UPDATES & ANALYSIS

6.27

Lawsuit from fatal balcony fall goes back to Polk County court

by Rox Laird | June 27, 2016

When does Grandfather have the final say? Well, it depends on the facts.

That was the conclusion of the Iowa Supreme Court in an appeal arising from a wrongful death lawsuit in Polk County.

Shannon Potts was drinking with friends in a Des Moines apartment building when she fell to her death from a second-floor balcony in 2011. Her parents sued, and a Polk County jury awarded a $1.75 million judgment, reduced to $1,137,500 as the jury held Potts to be partially at fault.

The central issue on appeal was whether the railing met the city’s building code, which at the time of Potts’ death required a railing 42 inches high. The railing was only 32 inches high, but it was in compliance with the code when the building was built in 1968, before the city raised the minimum railing height.

That would have been legal under the building code’s “grandfather” provision, which applies code changes only to structures built or substantially altered after a code revision. In which case, the landlord would be absolved of liability.
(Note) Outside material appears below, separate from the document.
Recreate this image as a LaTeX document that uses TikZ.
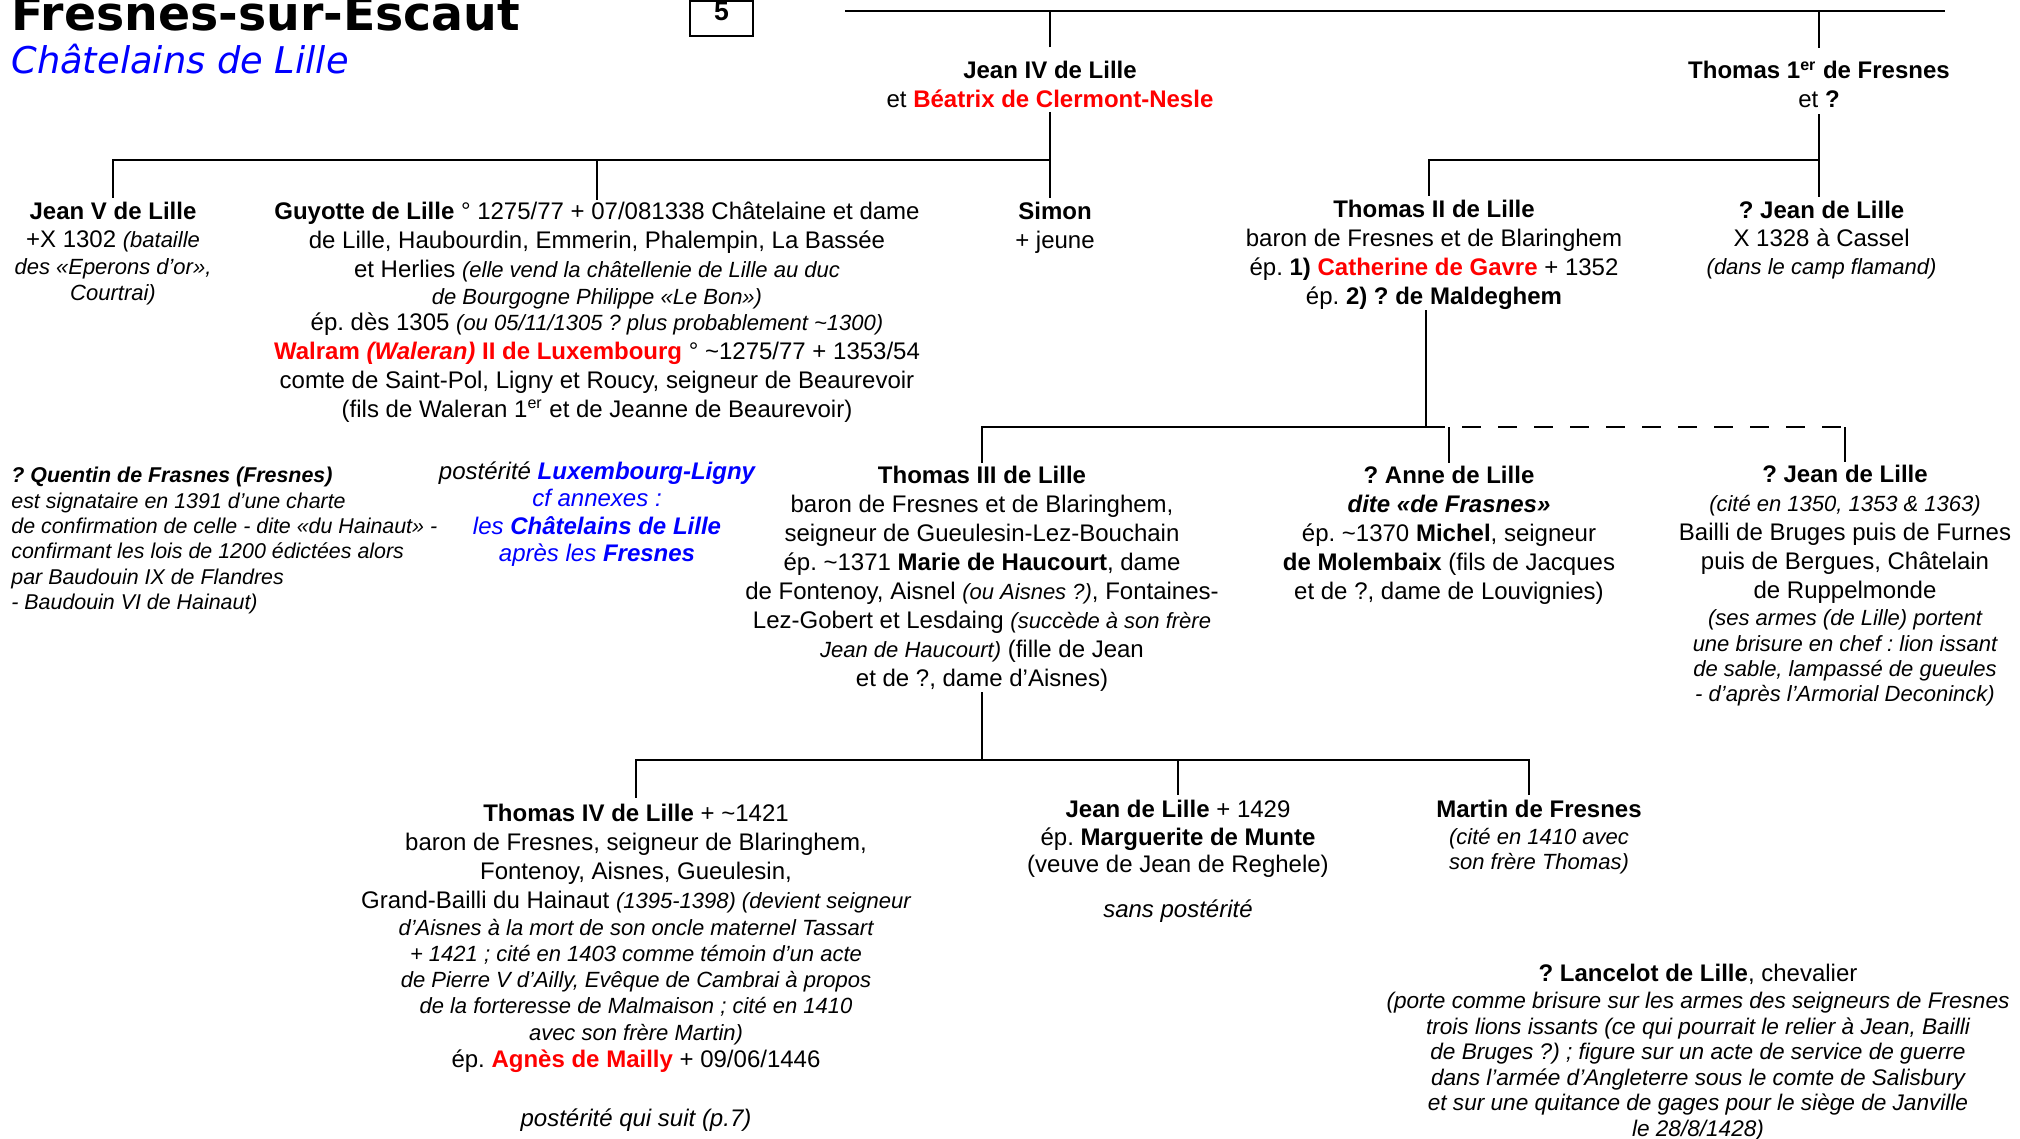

Des Moines building inspectors, however, took the position that the new height standard nonetheless applied because the landlord had modified the railing by installing a plastic guardrail with zip-ties, giving a false sense of security.

The Supreme Court, in a unanimous decision written by Justice Thomas Waterman, stopped short of ruling on whether the railing was, in fact, covered by the grandfather clause. The Court sent the case back to Polk County District Court for a new trial to resolve that question.

The Court did, however, make a substantive clarification in a precedent regarding the reach of local regulations in such negligence cases. The court over-ruled its 1994 decision that said per se negligence –negligence that is established by law, not by a jury – applied only in cases involving a statewide statute or rule rather than one enacted by local authorities.

In holding that “the breach of a specific safety-related requirement in a municipal ordinance with the force of law may constitute negligence per se,” the court appeared to be clarifying longstanding precedent rather than shifting course. Still, that part of Friday’s Winger ruling will no doubt be of interest both to local regulatory authorities and potential targets of negligence suits.